Michael Stevens is the senior executive vice president at the Conference of State Bank Supervisors (CSBS). He is responsible for leading the organization's public policy, financial supervision, federal coordination, communications, industry relations and professional development functions. Stevens also serves as the principal deputy to the state banking member of the Financial Stability Oversight Council. Prior to his appointment in September 2011, he served as the senior vice president for regulatory policy, representing the state banking system in the development of policy in the areas of financial stability, prudential supervision and consumer protection. He joined CSBS in 1999 to work in all facets of CSBS's professional development division. Stevens is a frequent instructor and speaker on banking policy, examinations and financial analysis. He serves on the faculty of the Graduate School of Banking at Colorado and at Texas Tech University's School of Banking. He began his regulatory career as a bank examiner for the Iowa Division of Banking, where he served 11 years.
Darrin Williams is the CEO of Arkadelphia, Ark.-based Southern Bancorp Inc., a $1.2 billion asset financial organization with more than 80,000 customers and 43 locations primarily in underserved markets in the Mid-South.

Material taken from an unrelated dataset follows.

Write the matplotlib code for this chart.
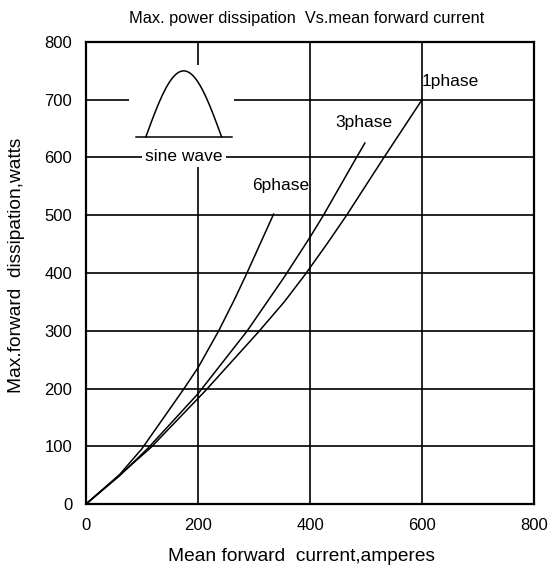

As CEO, Williams oversees the strategic direction and operations of each of Southern's three Community Development Financial Institutions: Southern Bancorp Inc., a bank holding company; Southern Bancorp Bank, one of America's largest rural development banks; and Southern Bancorp Community Partners, a 501(c)(3) development finance and lending organization – collectively known as "Southern." Prior to leading Southern, Williams served as managing partner at the law firm of Carney, Williams, Bates, Pulliam & Bowman, PLLC, where he represented institutional investors and consumers in class action litigation against some of the nation's largest publicly traded companies. He also served three terms in the Arkansas House of Representatives (2008-2013), serving as Speaker Pro Tempore of the 89th Arkansas General Assembly. He was listed as one of 12 state legislators from around the country to watch by Governing magazine. Williams received his Bachelor of Arts from Hendrix College, Conway, Ark.; his Juris Doctor from Vanderbilt University School of Law, Nashville, Tenn.; and his Master of Laws degree in securities and financial regulation from Georgetown University Law Center in Washington, D.C.